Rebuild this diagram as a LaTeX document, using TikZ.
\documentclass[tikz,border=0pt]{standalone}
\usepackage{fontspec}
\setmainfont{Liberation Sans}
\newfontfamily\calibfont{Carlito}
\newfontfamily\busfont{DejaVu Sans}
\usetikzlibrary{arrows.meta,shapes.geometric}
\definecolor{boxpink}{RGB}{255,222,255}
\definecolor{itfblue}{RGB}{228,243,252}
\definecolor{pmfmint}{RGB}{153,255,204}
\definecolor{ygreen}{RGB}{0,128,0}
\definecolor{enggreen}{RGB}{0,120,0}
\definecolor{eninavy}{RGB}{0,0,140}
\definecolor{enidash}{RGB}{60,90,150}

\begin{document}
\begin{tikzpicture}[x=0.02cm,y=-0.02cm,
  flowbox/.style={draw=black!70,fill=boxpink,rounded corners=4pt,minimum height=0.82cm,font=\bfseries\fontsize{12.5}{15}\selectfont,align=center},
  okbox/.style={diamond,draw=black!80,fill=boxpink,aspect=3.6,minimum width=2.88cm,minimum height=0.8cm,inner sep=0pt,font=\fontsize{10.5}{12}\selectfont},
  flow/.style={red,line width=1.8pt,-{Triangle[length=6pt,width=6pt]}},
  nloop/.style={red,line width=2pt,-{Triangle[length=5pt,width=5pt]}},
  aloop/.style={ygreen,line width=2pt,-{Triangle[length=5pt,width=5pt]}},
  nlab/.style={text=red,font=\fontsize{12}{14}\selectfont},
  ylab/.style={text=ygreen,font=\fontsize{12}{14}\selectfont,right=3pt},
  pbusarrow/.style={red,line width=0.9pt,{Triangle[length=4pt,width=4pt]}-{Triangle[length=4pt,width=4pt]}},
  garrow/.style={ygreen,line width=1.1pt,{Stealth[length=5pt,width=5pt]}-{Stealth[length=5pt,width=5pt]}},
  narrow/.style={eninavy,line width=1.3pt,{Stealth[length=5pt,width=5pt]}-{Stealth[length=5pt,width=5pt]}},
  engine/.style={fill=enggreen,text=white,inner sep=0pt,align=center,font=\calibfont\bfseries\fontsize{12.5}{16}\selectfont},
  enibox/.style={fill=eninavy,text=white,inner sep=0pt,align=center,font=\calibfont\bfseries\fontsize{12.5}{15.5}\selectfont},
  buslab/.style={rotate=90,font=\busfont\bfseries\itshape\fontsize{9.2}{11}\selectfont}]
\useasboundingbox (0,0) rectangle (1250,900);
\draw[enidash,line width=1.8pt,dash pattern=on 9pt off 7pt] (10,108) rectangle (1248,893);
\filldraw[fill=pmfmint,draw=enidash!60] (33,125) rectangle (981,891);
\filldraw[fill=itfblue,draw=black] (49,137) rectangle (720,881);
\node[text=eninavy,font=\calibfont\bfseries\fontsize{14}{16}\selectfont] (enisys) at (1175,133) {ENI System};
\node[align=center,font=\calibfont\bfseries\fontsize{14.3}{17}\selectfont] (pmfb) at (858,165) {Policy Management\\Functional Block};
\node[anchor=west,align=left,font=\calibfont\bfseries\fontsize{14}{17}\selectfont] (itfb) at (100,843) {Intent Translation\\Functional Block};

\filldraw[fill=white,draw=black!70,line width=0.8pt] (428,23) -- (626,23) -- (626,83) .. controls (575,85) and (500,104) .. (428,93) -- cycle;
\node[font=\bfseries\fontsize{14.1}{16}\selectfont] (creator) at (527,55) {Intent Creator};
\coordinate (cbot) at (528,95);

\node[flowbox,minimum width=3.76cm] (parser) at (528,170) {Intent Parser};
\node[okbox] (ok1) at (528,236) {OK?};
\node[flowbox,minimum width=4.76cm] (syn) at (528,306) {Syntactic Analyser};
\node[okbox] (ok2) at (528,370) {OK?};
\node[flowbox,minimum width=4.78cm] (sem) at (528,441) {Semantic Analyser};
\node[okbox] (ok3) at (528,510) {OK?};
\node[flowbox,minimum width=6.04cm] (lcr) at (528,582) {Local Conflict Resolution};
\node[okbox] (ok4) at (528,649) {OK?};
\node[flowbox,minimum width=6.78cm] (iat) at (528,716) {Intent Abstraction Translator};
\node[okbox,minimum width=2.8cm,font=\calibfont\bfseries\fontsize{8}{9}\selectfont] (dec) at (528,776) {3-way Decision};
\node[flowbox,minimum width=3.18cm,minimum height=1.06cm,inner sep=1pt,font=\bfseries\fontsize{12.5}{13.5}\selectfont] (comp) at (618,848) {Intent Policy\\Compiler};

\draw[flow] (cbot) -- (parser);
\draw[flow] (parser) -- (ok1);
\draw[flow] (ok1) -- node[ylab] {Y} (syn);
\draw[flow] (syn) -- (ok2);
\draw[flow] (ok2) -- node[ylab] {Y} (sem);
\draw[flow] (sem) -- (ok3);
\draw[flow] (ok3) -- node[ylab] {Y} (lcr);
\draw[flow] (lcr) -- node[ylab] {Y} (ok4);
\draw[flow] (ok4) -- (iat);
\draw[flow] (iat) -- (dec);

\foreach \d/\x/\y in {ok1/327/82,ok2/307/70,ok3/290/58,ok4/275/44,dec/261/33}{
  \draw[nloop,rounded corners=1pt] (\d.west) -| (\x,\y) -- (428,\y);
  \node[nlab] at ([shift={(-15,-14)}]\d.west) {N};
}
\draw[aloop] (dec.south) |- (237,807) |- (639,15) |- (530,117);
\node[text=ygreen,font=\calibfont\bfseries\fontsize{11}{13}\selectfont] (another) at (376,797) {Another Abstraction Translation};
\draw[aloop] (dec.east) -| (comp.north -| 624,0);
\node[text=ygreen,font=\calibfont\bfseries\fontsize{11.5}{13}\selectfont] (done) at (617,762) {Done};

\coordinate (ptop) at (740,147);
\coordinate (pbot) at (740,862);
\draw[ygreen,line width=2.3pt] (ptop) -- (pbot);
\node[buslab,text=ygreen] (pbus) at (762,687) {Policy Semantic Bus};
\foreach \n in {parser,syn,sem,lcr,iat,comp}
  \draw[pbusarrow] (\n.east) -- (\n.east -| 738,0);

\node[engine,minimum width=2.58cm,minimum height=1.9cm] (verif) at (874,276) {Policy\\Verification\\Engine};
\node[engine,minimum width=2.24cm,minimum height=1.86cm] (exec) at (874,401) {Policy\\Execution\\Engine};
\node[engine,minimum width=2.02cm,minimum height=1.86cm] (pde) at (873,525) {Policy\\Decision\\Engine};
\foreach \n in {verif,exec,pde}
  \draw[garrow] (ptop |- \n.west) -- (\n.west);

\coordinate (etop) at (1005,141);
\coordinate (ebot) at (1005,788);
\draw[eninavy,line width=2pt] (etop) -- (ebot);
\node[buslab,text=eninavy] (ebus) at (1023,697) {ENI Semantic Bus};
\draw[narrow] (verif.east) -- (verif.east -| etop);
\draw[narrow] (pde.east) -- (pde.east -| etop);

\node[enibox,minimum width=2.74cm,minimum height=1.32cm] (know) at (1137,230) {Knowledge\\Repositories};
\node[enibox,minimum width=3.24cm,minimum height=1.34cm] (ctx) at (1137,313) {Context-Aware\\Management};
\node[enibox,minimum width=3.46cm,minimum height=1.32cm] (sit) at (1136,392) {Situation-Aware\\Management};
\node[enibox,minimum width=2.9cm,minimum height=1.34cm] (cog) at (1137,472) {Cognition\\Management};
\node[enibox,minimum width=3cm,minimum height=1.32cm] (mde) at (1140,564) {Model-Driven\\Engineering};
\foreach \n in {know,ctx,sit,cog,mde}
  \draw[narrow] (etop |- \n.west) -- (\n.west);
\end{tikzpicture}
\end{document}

━━━━━━━━

Do this: Every line above should be retyped exactly as given.

Task response:
Rebuild this diagram as a LaTeX document, using TikZ.
\documentclass[tikz,border=0pt]{standalone}
\usepackage{fontspec}
\setmainfont{Liberation Sans}
\newfontfamily\calibfont{Carlito}
\newfontfamily\busfont{DejaVu Sans}
\usetikzlibrary{arrows.meta,shapes.geometric}
\definecolor{boxpink}{RGB}{255,222,255}
\definecolor{itfblue}{RGB}{228,243,252}
\definecolor{pmfmint}{RGB}{153,255,204}
\definecolor{ygreen}{RGB}{0,128,0}
\definecolor{enggreen}{RGB}{0,120,0}
\definecolor{eninavy}{RGB}{0,0,140}
\definecolor{enidash}{RGB}{60,90,150}

\begin{document}
\begin{tikzpicture}[x=0.02cm,y=-0.02cm,
  flowbox/.style={draw=black!70,fill=boxpink,rounded corners=4pt,minimum height=0.82cm,font=\bfseries\fontsize{12.5}{15}\selectfont,align=center},
  okbox/.style={diamond,draw=black!80,fill=boxpink,aspect=3.6,minimum width=2.88cm,minimum height=0.8cm,inner sep=0pt,font=\fontsize{10.5}{12}\selectfont},
  flow/.style={red,line width=1.8pt,-{Triangle[length=6pt,width=6pt]}},
  nloop/.style={red,line width=2pt,-{Triangle[length=5pt,width=5pt]}},
  aloop/.style={ygreen,line width=2pt,-{Triangle[length=5pt,width=5pt]}},
  nlab/.style={text=red,font=\fontsize{12}{14}\selectfont},
  ylab/.style={text=ygreen,font=\fontsize{12}{14}\selectfont,right=3pt},
  pbusarrow/.style={red,line width=0.9pt,{Triangle[length=4pt,width=4pt]}-{Triangle[length=4pt,width=4pt]}},
  garrow/.style={ygreen,line width=1.1pt,{Stealth[length=5pt,width=5pt]}-{Stealth[length=5pt,width=5pt]}},
  narrow/.style={eninavy,line width=1.3pt,{Stealth[length=5pt,width=5pt]}-{Stealth[length=5pt,width=5pt]}},
  engine/.style={fill=enggreen,text=white,inner sep=0pt,align=center,font=\calibfont\bfseries\fontsize{12.5}{16}\selectfont},
  enibox/.style={fill=eninavy,text=white,inner sep=0pt,align=center,font=\calibfont\bfseries\fontsize{12.5}{15.5}\selectfont},
  buslab/.style={rotate=90,font=\busfont\bfseries\itshape\fontsize{9.2}{11}\selectfont}]
\useasboundingbox (0,0) rectangle (1250,900);
\draw[enidash,line width=1.8pt,dash pattern=on 9pt off 7pt] (10,108) rectangle (1248,893);
\filldraw[fill=pmfmint,draw=enidash!60] (33,125) rectangle (981,891);
\filldraw[fill=itfblue,draw=black] (49,137) rectangle (720,881);
\node[text=eninavy,font=\calibfont\bfseries\fontsize{14}{16}\selectfont] (enisys) at (1175,133) {ENI System};
\node[align=center,font=\calibfont\bfseries\fontsize{14.3}{17}\selectfont] (pmfb) at (858,165) {Policy Management\\Functional Block};
\node[anchor=west,align=left,font=\calibfont\bfseries\fontsize{14}{17}\selectfont] (itfb) at (100,843) {Intent Translation\\Functional Block};

\filldraw[fill=white,draw=black!70,line width=0.8pt] (428,23) -- (626,23) -- (626,83) .. controls (575,85) and (500,104) .. (428,93) -- cycle;
\node[font=\bfseries\fontsize{14.1}{16}\selectfont] (creator) at (527,55) {Intent Creator};
\coordinate (cbot) at (528,95);

\node[flowbox,minimum width=3.76cm] (parser) at (528,170) {Intent Parser};
\node[okbox] (ok1) at (528,236) {OK?};
\node[flowbox,minimum width=4.76cm] (syn) at (528,306) {Syntactic Analyser};
\node[okbox] (ok2) at (528,370) {OK?};
\node[flowbox,minimum width=4.78cm] (sem) at (528,441) {Semantic Analyser};
\node[okbox] (ok3) at (528,510) {OK?};
\node[flowbox,minimum width=6.04cm] (lcr) at (528,582) {Local Conflict Resolution};
\node[okbox] (ok4) at (528,649) {OK?};
\node[flowbox,minimum width=6.78cm] (iat) at (528,716) {Intent Abstraction Translator};
\node[okbox,minimum width=2.8cm,font=\calibfont\bfseries\fontsize{8}{9}\selectfont] (dec) at (528,776) {3-way Decision};
\node[flowbox,minimum width=3.18cm,minimum height=1.06cm,inner sep=1pt,font=\bfseries\fontsize{12.5}{13.5}\selectfont] (comp) at (618,848) {Intent Policy\\Compiler};

\draw[flow] (cbot) -- (parser);
\draw[flow] (parser) -- (ok1);
\draw[flow] (ok1) -- node[ylab] {Y} (syn);
\draw[flow] (syn) -- (ok2);
\draw[flow] (ok2) -- node[ylab] {Y} (sem);
\draw[flow] (sem) -- (ok3);
\draw[flow] (ok3) -- node[ylab] {Y} (lcr);
\draw[flow] (lcr) -- node[ylab] {Y} (ok4);
\draw[flow] (ok4) -- (iat);
\draw[flow] (iat) -- (dec);

\foreach \d/\x/\y in {ok1/327/82,ok2/307/70,ok3/290/58,ok4/275/44,dec/261/33}{
  \draw[nloop,rounded corners=1pt] (\d.west) -| (\x,\y) -- (428,\y);
  \node[nlab] at ([shift={(-15,-14)}]\d.west) {N};
}
\draw[aloop] (dec.south) |- (237,807) |- (639,15) |- (530,117);
\node[text=ygreen,font=\calibfont\bfseries\fontsize{11}{13}\selectfont] (another) at (376,797) {Another Abstraction Translation};
\draw[aloop] (dec.east) -| (comp.north -| 624,0);
\node[text=ygreen,font=\calibfont\bfseries\fontsize{11.5}{13}\selectfont] (done) at (617,762) {Done};

\coordinate (ptop) at (740,147);
\coordinate (pbot) at (740,862);
\draw[ygreen,line width=2.3pt] (ptop) -- (pbot);
\node[buslab,text=ygreen] (pbus) at (762,687) {Policy Semantic Bus};
\foreach \n in {parser,syn,sem,lcr,iat,comp}
  \draw[pbusarrow] (\n.east) -- (\n.east -| 738,0);

\node[engine,minimum width=2.58cm,minimum height=1.9cm] (verif) at (874,276) {Policy\\Verification\\Engine};
\node[engine,minimum width=2.24cm,minimum height=1.86cm] (exec) at (874,401) {Policy\\Execution\\Engine};
\node[engine,minimum width=2.02cm,minimum height=1.86cm] (pde) at (873,525) {Policy\\Decision\\Engine};
\foreach \n in {verif,exec,pde}
  \draw[garrow] (ptop |- \n.west) -- (\n.west);

\coordinate (etop) at (1005,141);
\coordinate (ebot) at (1005,788);
\draw[eninavy,line width=2pt] (etop) -- (ebot);
\node[buslab,text=eninavy] (ebus) at (1023,697) {ENI Semantic Bus};
\draw[narrow] (verif.east) -- (verif.east -| etop);
\draw[narrow] (pde.east) -- (pde.east -| etop);

\node[enibox,minimum width=2.74cm,minimum height=1.32cm] (know) at (1137,230) {Knowledge\\Repositories};
\node[enibox,minimum width=3.24cm,minimum height=1.34cm] (ctx) at (1137,313) {Context-Aware\\Management};
\node[enibox,minimum width=3.46cm,minimum height=1.32cm] (sit) at (1136,392) {Situation-Aware\\Management};
\node[enibox,minimum width=2.9cm,minimum height=1.34cm] (cog) at (1137,472) {Cognition\\Management};
\node[enibox,minimum width=3cm,minimum height=1.32cm] (mde) at (1140,564) {Model-Driven\\Engineering};
\foreach \n in {know,ctx,sit,cog,mde}
  \draw[narrow] (etop |- \n.west) -- (\n.west);
\end{tikzpicture}
\end{document}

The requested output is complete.